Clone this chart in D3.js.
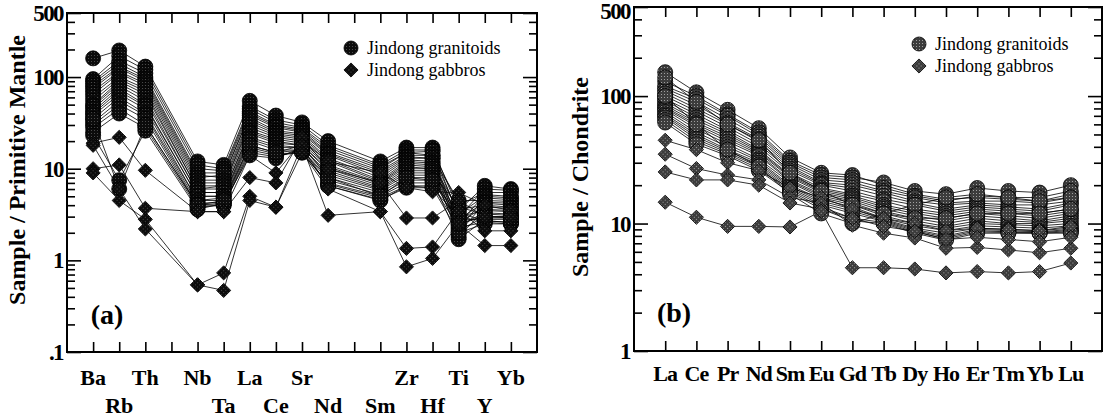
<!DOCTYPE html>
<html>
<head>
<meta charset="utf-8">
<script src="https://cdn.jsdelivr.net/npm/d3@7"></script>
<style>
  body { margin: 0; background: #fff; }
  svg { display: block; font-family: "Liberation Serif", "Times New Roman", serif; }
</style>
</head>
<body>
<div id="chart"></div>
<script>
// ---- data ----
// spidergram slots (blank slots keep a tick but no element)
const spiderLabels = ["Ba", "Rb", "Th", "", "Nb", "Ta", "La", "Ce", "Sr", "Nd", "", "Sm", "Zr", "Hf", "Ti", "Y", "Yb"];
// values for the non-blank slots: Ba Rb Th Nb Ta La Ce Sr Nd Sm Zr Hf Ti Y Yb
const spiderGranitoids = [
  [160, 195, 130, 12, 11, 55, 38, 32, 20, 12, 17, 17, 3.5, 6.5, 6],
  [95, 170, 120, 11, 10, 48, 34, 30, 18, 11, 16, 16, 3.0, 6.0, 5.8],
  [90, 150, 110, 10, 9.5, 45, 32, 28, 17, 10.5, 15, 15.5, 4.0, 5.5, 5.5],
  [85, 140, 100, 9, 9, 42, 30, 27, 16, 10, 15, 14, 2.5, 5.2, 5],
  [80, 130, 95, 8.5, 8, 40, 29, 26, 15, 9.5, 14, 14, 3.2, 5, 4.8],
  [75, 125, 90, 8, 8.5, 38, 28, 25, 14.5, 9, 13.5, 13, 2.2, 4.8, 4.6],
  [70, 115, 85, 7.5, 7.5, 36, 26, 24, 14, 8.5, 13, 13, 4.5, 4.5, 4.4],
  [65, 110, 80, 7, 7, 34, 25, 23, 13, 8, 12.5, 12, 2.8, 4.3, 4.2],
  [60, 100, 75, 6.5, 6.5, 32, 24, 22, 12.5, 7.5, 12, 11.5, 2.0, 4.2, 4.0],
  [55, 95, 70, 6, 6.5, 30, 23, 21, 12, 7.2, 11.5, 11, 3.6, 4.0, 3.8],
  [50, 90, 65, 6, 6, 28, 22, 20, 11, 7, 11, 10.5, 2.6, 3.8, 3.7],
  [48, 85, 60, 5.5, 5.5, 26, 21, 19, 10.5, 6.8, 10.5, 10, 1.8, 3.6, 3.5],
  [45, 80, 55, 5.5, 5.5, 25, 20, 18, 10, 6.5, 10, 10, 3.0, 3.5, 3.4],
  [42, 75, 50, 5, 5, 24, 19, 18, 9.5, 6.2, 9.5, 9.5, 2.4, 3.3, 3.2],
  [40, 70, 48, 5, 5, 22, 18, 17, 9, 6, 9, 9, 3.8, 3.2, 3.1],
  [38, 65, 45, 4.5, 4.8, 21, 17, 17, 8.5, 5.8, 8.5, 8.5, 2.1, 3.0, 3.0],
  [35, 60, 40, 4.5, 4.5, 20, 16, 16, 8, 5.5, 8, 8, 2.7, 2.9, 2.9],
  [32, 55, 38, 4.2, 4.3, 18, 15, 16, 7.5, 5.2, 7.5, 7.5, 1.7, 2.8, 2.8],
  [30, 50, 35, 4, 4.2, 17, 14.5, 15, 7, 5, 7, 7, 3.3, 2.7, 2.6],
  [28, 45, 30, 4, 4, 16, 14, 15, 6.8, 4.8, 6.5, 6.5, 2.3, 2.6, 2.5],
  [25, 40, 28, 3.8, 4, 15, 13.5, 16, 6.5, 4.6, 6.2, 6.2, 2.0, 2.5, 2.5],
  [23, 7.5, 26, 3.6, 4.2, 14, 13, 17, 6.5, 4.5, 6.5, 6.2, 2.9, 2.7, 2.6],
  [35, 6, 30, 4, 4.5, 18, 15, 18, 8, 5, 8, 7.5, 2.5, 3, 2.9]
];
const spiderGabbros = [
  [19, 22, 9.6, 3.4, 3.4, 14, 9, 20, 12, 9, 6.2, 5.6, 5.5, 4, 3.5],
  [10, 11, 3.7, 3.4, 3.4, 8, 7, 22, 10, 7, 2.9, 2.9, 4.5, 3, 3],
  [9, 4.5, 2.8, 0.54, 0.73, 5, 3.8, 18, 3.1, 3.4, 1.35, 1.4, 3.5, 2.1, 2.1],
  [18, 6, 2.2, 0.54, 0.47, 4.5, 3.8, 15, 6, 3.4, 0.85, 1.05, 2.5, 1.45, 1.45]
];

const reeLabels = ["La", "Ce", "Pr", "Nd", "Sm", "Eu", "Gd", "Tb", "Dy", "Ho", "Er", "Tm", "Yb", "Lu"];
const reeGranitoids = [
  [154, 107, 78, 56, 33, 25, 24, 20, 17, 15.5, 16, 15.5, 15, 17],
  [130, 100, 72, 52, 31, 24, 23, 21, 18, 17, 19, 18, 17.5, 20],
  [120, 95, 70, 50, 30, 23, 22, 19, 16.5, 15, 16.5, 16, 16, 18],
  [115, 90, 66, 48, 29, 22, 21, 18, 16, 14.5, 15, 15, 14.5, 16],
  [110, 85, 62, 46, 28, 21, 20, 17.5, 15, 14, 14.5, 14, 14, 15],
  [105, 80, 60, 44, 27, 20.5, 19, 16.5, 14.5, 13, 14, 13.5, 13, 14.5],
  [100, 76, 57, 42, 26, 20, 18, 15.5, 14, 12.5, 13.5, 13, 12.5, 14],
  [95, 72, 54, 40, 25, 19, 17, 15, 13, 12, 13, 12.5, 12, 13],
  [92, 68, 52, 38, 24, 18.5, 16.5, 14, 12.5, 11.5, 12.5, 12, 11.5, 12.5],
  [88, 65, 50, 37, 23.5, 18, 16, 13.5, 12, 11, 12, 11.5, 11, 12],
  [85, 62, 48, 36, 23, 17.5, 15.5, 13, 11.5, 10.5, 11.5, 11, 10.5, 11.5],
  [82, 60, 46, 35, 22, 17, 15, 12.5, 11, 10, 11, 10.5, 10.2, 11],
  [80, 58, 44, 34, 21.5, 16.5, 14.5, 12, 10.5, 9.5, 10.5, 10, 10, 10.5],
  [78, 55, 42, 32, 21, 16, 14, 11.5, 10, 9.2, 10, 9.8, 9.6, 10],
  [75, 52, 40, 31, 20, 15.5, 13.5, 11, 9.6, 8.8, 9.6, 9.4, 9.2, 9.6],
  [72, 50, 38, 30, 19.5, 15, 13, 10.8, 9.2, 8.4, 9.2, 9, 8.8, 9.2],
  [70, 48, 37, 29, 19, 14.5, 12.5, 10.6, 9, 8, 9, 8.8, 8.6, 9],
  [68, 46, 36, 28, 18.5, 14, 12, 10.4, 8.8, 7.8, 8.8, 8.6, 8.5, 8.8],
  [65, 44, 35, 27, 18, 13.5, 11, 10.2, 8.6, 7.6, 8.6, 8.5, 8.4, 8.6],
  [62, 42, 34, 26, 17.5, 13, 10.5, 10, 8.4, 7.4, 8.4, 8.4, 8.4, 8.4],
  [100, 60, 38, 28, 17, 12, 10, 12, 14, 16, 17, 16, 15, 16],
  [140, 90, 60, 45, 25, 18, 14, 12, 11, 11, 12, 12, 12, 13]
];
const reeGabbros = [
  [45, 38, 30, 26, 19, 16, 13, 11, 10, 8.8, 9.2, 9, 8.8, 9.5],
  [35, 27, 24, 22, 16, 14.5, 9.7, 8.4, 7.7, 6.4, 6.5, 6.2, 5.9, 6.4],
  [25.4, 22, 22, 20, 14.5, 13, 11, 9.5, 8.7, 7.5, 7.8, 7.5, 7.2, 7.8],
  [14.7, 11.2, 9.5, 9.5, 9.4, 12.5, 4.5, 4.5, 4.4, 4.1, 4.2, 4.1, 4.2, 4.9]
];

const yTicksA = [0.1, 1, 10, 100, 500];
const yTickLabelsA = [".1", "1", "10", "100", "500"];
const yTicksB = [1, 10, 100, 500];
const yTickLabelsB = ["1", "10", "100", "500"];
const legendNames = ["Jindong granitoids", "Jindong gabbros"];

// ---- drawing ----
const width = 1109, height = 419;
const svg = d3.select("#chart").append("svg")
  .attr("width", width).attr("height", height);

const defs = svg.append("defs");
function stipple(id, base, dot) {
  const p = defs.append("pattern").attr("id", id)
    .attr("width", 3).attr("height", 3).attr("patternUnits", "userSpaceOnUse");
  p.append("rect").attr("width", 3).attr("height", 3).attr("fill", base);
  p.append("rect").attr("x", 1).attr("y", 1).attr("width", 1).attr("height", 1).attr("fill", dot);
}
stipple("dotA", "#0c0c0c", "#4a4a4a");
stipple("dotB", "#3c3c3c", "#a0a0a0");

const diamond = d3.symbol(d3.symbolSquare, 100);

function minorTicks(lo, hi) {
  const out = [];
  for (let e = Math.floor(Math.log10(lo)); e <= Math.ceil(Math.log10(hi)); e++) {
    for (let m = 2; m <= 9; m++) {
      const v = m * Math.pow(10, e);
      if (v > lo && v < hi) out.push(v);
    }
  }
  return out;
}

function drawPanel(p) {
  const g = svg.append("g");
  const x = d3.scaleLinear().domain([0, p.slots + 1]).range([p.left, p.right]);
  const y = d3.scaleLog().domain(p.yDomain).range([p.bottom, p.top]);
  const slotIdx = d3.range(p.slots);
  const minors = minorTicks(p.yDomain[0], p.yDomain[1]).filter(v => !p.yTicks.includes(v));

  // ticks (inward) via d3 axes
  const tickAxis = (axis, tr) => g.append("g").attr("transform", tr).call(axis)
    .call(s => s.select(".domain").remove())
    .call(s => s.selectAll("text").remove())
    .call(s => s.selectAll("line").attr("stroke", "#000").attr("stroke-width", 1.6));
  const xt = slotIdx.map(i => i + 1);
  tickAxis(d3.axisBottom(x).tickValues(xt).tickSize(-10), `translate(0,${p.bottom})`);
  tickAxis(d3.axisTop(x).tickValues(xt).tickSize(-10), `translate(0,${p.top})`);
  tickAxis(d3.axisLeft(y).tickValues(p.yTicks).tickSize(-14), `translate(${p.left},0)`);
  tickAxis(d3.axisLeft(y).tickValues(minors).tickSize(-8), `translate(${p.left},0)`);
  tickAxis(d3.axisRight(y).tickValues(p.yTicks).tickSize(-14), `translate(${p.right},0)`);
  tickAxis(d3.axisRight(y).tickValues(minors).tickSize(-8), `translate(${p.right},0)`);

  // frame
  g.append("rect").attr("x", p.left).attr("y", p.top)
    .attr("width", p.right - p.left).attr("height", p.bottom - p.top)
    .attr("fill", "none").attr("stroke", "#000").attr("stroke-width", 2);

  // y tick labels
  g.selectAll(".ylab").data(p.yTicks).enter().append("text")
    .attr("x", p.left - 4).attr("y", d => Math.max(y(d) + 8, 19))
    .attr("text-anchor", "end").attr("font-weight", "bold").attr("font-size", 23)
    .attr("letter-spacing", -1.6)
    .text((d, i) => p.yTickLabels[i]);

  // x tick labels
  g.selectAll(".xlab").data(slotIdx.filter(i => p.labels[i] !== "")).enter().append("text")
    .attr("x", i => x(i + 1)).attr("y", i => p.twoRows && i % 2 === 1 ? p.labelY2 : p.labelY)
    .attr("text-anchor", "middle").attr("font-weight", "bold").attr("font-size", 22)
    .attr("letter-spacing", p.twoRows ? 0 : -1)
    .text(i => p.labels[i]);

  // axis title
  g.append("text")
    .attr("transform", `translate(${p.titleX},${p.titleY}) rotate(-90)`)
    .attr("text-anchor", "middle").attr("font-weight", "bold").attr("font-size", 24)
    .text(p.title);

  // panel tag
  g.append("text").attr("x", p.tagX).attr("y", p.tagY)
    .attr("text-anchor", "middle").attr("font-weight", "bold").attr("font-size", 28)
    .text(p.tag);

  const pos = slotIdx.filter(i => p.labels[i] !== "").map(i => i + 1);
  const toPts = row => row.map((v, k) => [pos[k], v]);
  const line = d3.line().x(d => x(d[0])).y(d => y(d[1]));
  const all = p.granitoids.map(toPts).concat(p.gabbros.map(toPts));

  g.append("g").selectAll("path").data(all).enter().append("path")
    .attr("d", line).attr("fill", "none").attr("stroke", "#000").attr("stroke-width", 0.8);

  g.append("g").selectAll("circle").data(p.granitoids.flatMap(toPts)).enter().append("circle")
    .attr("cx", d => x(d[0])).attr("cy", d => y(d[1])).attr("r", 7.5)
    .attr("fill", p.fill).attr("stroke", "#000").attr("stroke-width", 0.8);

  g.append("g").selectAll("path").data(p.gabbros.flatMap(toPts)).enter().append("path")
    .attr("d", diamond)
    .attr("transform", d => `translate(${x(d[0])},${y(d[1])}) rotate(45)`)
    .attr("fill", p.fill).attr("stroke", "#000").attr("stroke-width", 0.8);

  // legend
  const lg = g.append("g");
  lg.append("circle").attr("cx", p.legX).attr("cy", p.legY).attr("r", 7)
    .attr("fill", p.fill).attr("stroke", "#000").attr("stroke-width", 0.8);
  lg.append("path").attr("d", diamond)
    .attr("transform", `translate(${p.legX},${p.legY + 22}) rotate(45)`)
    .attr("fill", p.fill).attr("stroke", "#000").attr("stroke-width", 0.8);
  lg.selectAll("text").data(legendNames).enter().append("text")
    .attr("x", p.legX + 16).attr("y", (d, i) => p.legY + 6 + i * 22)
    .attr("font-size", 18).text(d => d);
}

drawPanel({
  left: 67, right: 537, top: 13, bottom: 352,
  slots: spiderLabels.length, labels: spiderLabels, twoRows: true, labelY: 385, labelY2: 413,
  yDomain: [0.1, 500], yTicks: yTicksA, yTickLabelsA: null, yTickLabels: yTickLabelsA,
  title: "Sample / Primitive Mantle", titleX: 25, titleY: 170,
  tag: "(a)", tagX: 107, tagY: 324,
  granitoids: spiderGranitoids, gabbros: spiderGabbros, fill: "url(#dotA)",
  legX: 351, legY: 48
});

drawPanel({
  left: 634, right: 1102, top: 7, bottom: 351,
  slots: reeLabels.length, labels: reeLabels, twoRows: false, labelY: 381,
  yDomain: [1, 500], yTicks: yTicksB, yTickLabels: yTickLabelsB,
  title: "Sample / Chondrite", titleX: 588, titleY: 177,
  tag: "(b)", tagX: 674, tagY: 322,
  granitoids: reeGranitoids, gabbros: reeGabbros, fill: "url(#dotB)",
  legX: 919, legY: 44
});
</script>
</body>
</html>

Task details
For each line of the listing that holds the word "chart", show that line.

Response to this task
Clone this chart in D3.js.
<div id="chart"></div>
const svg = d3.select("#chart").append("svg")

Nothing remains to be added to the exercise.